Published on February 17, 2009 at 4:34am

Filipino director Brillante Mendoza’s Serbis is entirely set in and around a candidate for the world’s tawdriest movie theater—a dingy hall of mirrors that’s hilariously but not inaccurately named the Family. This cavernous bijou is operated as well as inhabited by the Pineda clan, petty bourgeois shopkeepers who exhibit straight porn for a mainly gay male clientele. Hardly the first movie ever made about a movie house, Serbis has affinities with Tsai Ming-liang’s Goodbye Dragon Inn (2002) and Jacques Nolot’s Porn Theater (2003), but it’s less wistful and more graphic than either. Also more self-reflexive. Surrounded by giant posters of smoldering, barely sarong’d hotties, the Pinedas live both at the movies and in one, just as Mendoza’s film serves to comment on those that are screened. Serbis is just a day in the Family’s life: As the boy’s father preps the concession stand’s deep-fried treats, another member of the Pineda clan freshens the paint on the gaudy posters of naked pulchritude that decorate the theater, then bandages a boil on his posterior.
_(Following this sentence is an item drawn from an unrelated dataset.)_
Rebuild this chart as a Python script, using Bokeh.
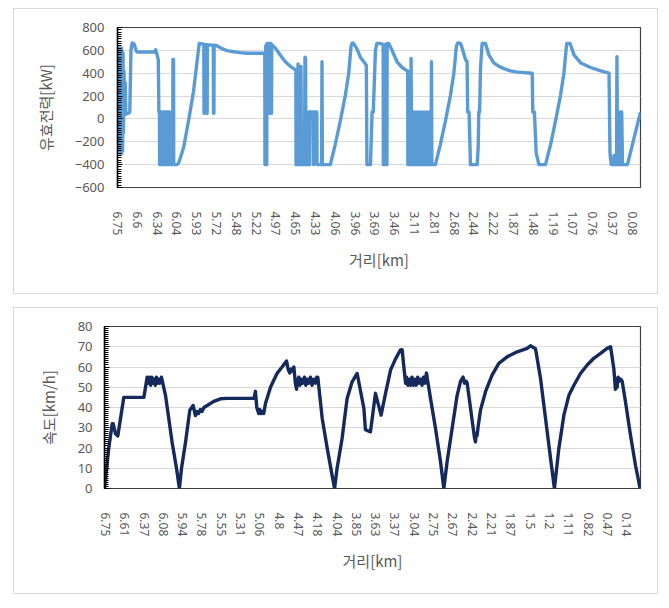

More outrageous than prurient, Serbis has no shortage of appalling details -- its ideal spectator might be John Waters. But for all its gross-outs, it is an essentially modernist enterprise in which figure and ground, character-driven narrative and celluloid spectacle, are in continual flux. Serbis may be a raunch-fest but it’s also a mind-trip -- a raunch-fest with ideas.